Remuneration considerations

Alongside CP4/23, the PRA also published CP5/23 — `Remuneration: Enhancing proportionality for small firms'. Proposals in the consultation would:

  • Amend the size threshold and wider conditions to define `small firms' in line with the proposed simpler-regime size threshold — meaning that firms meeting the eligibility criteria for the simpler regime would automatically meet the conditions for more proportionate remuneration requirements.
  • Remove the requirement for these 'small firms' to apply rules on malus, clawback and buyouts.
  • Provide clarity on how disclosure requirements apply for all proportionality rules.

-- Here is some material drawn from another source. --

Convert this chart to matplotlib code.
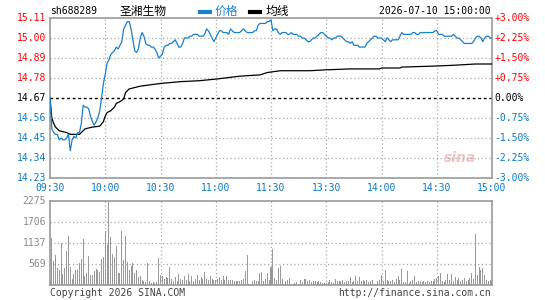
import matplotlib
matplotlib.use("Agg")
import matplotlib.pyplot as plt
import matplotlib.transforms as mtransforms
from matplotlib.lines import Line2D

# minute prices, 09:30-11:30 then 13:01-15:00 (241 points)
price = [
    14.67, 14.50, 14.48, 14.47, 14.47, 14.44, 14.45, 14.44, 14.44, 14.45,
    14.47, 14.38, 14.44, 14.46, 14.45, 14.48, 14.48, 14.53, 14.63, 14.62,
    14.62, 14.61, 14.57, 14.54, 14.52, 14.54, 14.56, 14.60, 14.67, 14.75,
    14.80, 14.86, 14.88, 14.91, 14.92, 14.93, 14.95, 14.94, 14.96, 14.98,
    15.05, 15.07, 15.09, 15.09, 15.05, 14.99, 14.93, 14.92, 14.94, 15.00,
    15.03, 15.01, 14.97, 14.96, 14.96, 14.95, 14.95, 14.94, 14.92, 14.89,
    14.90, 14.91, 14.95, 14.96, 14.96, 14.97, 14.97, 14.98, 14.99, 14.97,
    14.95, 14.95, 14.97, 15.00, 15.00, 15.00, 15.01, 15.01, 15.02, 15.02,
    15.02, 15.01, 15.01, 15.01, 15.02, 15.05, 15.04, 15.02, 15.00, 14.98,
    15.00, 15.02, 15.04, 15.04, 15.03, 15.03, 15.03, 15.02, 15.05, 15.04,
    15.03, 15.03, 15.03, 15.03, 15.04, 15.05, 15.04, 15.03, 15.03, 15.03,
    15.03, 15.04, 15.04, 15.07, 15.08, 15.08, 15.08, 15.08, 15.09, 15.09,
    15.10,
    15.04, 15.05, 15.05, 15.03, 15.02, 15.03, 15.03, 15.03, 15.02,
    15.02, 15.03, 15.02, 15.02, 15.02, 15.01, 15.01, 15.00, 15.00, 14.99,
    14.98, 14.98, 14.99, 15.00, 15.00, 15.01, 15.02, 15.03, 15.03, 15.02,
    15.01, 15.00, 15.00, 14.99, 15.00, 15.00, 15.01, 15.01, 15.01, 15.00,
    14.99, 14.98, 14.98, 14.97, 14.98, 14.96, 14.96, 14.96, 14.95, 14.95,
    14.95, 14.95, 14.97, 14.98, 14.99, 15.00, 15.01, 15.01, 15.00, 15.00,
    15.00, 14.99, 14.98, 15.00, 14.99, 14.98, 14.99, 14.99, 14.99, 14.99,
    15.01, 15.03, 15.02, 15.02, 15.02, 15.02, 15.02, 15.03, 15.03, 15.02,
    15.02, 15.03, 15.03, 15.03, 15.03, 15.03, 15.03, 15.03, 15.03, 15.04,
    15.04, 15.02, 15.02, 15.02, 15.01, 15.01, 15.01, 15.01, 15.01, 15.02,
    15.01, 15.00, 15.00, 14.99, 14.98, 14.97, 14.97, 14.97, 14.97, 14.97,
    14.98, 15.00, 15.01, 15.01, 15.00, 14.98, 15.00, 15.01, 15.01, 15.00, 15.00,
]

# average price line, read at these minute indices
avg_idx = [0, 1, 2, 3, 5, 9, 11, 16, 17, 19, 23, 27, 29, 30, 31, 33, 35, 36,
           38, 40, 41, 43, 49, 60, 71, 81, 91, 103, 114, 118, 125, 141, 150,
           163, 179, 180, 190, 191, 210, 219, 231, 240]
avg_val = [14.67, 14.56, 14.53, 14.51, 14.49, 14.48, 14.47, 14.47, 14.48,
           14.50, 14.51, 14.515, 14.54, 14.57, 14.59, 14.60, 14.62, 14.64,
           14.65, 14.665, 14.70, 14.72, 14.735, 14.75, 14.76, 14.765, 14.775,
           14.79, 14.797, 14.81, 14.82, 14.82, 14.825, 14.83, 14.83, 14.835,
           14.835, 14.84, 14.846, 14.85, 14.857, 14.857]

volume = [
    72, 1282, 650, 813, 470, 406, 1129, 298, 452, 921,
    1327, 497, 163, 298, 406, 406, 587, 704, 1246, 244,
    334, 786, 271, 271, 379, 433, 406, 343, 704, 768,
    1463, 1084, 2257, 1300, 831, 759, 1066, 325, 325, 1463,
    677, 1337, 632, 406, 524, 587, 334, 406, 226, 253,
    135, 108, 90, 587, 108, 63, 72, 54, 90, 740,
    280, 235, 163, 217, 190, 479, 163, 99, 217, 117,
    307, 163, 144, 235, 144, 307, 117, 235, 99, 163,
    262, 144, 226, 172, 343, 163, 144, 253, 172, 126,
    144, 172, 208, 144, 235, 144, 253, 126, 144, 126,
    99, 99, 99, 99, 144, 163, 388, 822, 36, 36,
    99, 144, 99, 99, 325, 343, 99, 163, 325, 144,
    488,
    975, 181, 144, 452, 524, 172, 36, 99, 126,
    199, 36, 36, 54, 72, 36, 144, 72, 163, 163,
    99, 126, 72, 99, 99, 72, 117, 72, 54, 54,
    54, 72, 144, 72, 54, 163, 99, 99, 99, 126,
    72, 117, 99, 217, 72, 99, 235, 99, 217, 99,
    126, 99, 144, 72, 117, 144, 36, 36, 99, 144,
    280, 99, 397, 126, 99, 117, 126, 72, 163, 235,
    144, 434, 72, 72, 388, 54, 99, 126, 235, 72,
    117, 99, 72, 99, 72, 99, 72, 117, 99, 163,
    190, 235, 325, 99, 72, 144, 307, 144, 307, 99,
    217, 144, 190, 99, 126, 190, 99, 144, 190, 325,
    163, 1391, 280, 488, 415, 461, 280, 144, 99, 144, 99,
]

prev_close = 14.67
price_levels = [15.11, 15.00, 14.89, 14.78, 14.67, 14.56, 14.45, 14.34, 14.23]
pct_labels = ["+3.00%", "+2.25%", "+1.50%", "+0.75%", "0.00%",
              "-0.75%", "-1.50%", "-2.25%", "-3.00%"]
time_ticks = [0, 30, 60, 90, 120, 150, 180, 210, 240]
time_labels = ["09:30", "10:00", "10:30", "11:00", "11:30",
               "13:30", "14:00", "14:30", "15:00"]
vol_levels = [2275, 1706, 1137, 569]

RED = "#ff0000"
BLUE = "#0b78c8"
LINE_BLUE = "#1a80cc"
GRID = "#aaaaaa"
FRAME = "#999999"
MONO = "DejaVu Sans Mono"
CJK = ["Noto Sans CJK SC", "DejaVu Sans"]

W, H = 545, 300
fig = plt.figure(figsize=(W / 100, H / 100), dpi=100)
fig.patch.set_facecolor("white")

left, right = 50, 492
ax = fig.add_axes([left / W, 1 - 178 / H, (right - left) / W, 160 / H])
axv = fig.add_axes([left / W, 1 - 285 / H, (right - left) / W, 84 / H])

dotted = (0, (1, 2))
for a in (ax, axv):
    a.set_xlim(0, 240)
    a.set_xticks([])
    a.set_yticks([])
    for s in a.spines.values():
        s.set_color(FRAME)
        s.set_linewidth(1.2)
    for t in time_ticks[1:-1]:
        a.axvline(t, color=GRID, lw=0.9, ls=dotted, zorder=1)

# price panel
ax.set_ylim(price_levels[-1], price_levels[0])
for lv in price_levels[1:-1]:
    if lv == prev_close:
        ax.axhline(lv, color="black", lw=1.0, ls=(0, (2, 2)), zorder=2)
    else:
        ax.axhline(lv, color=GRID, lw=0.9, ls=dotted, zorder=1)

ax.plot(range(len(price)), price, color=LINE_BLUE, lw=0.9, zorder=4)
ax.plot(avg_idx, avg_val, color="black", lw=0.9, zorder=3)

tl = mtransforms.blended_transform_factory(ax.transAxes, ax.transData)
for lv, pl in zip(price_levels, pct_labels):
    if lv > prev_close:
        c = RED
    elif lv == prev_close:
        c = "black"
    else:
        c = BLUE
    ax.text(-0.009, lv, f"{lv:.2f}", transform=tl, ha="right", va="center",
            color=c, fontsize=7, family=MONO)
    ax.text(1.005, lv, pl, transform=tl, ha="left", va="center",
            color=c, fontsize=7, family=MONO)

tb = mtransforms.blended_transform_factory(ax.transData, ax.transAxes)
for t, lab in zip(time_ticks, time_labels):
    ax.text(t, -10 / 160, lab, transform=tb, ha="center", va="center",
            color=BLUE, fontsize=7, family=MONO)

# sina watermark
ax.text(0.965, 0.08, "sina", transform=ax.transAxes, ha="right", va="bottom",
        color="#f0c4c4", fontsize=10, fontstyle="italic", fontweight="bold",
        zorder=0)

# volume panel
axv.set_ylim(0, 2275)
for lv in vol_levels[1:]:
    axv.axhline(lv, color=GRID, lw=0.9, ls=dotted, zorder=1)
axv.bar(range(len(volume)), volume, width=0.55, color="#999999", lw=0,
        antialiased=False, zorder=3)
tv = mtransforms.blended_transform_factory(axv.transAxes, axv.transData)
for lv in vol_levels:
    axv.text(-0.009, lv, str(lv), transform=tv, ha="right", va="center",
             color="#888888", fontsize=7, family=MONO)

# header
hy = 1 - 11.5 / H
fig.text(50 / W, hy, "sh688289", ha="left", va="center", fontsize=7,
         family=MONO, color="black")
fig.text(120 / W, hy, "圣湘生物", ha="left", va="center", fontsize=8.5,
         family=CJK, color="black")
fig.add_artist(Line2D([200 / W, 210 / W], [hy, hy], color=LINE_BLUE, lw=3))
fig.text(215 / W, hy, "价格", ha="left", va="center", fontsize=8.5,
         family=CJK, color=LINE_BLUE)
fig.add_artist(Line2D([250 / W, 260 / W], [hy, hy], color="black", lw=3))
fig.text(266 / W, hy, "均线", ha="left", va="center", fontsize=8.5,
         family=CJK, color="black")
fig.text(491 / W, hy, "2026-07-10 15:00:00", ha="right", va="center",
         fontsize=7, family=MONO, color="black")

# footer
fy = 1 - 292.5 / H
fig.text(50 / W, fy, "Copyright 2026 SINA.COM", ha="left", va="center",
         fontsize=7, family=MONO, color="#444444")
fig.text(491 / W, fy, "http://finance.sina.com.cn", ha="right", va="center",
         fontsize=7, family=MONO, color="#444444")

fig.savefig("out.png", dpi=100, facecolor="white")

'Small firms' would still be subject to the remaining provisions in the Remuneration part of the PRA Rulebook, including: MRT (material risk taker) identification, group application, remuneration policies, governance and controls, remuneration and capital, exceptional government intervention, risk adjustment (ex-ante), personal investment strategies, performance assessment and guaranteed remuneration and the high earners reporting requirement.

Next steps

Both consultations close on 30 May 2023, with the PRA proposing an implementation date of early H2 2024. The PRA also proposes to make available the rule modification enabling eligible firms to become Simpler-regime firms at least six months before this implementation date.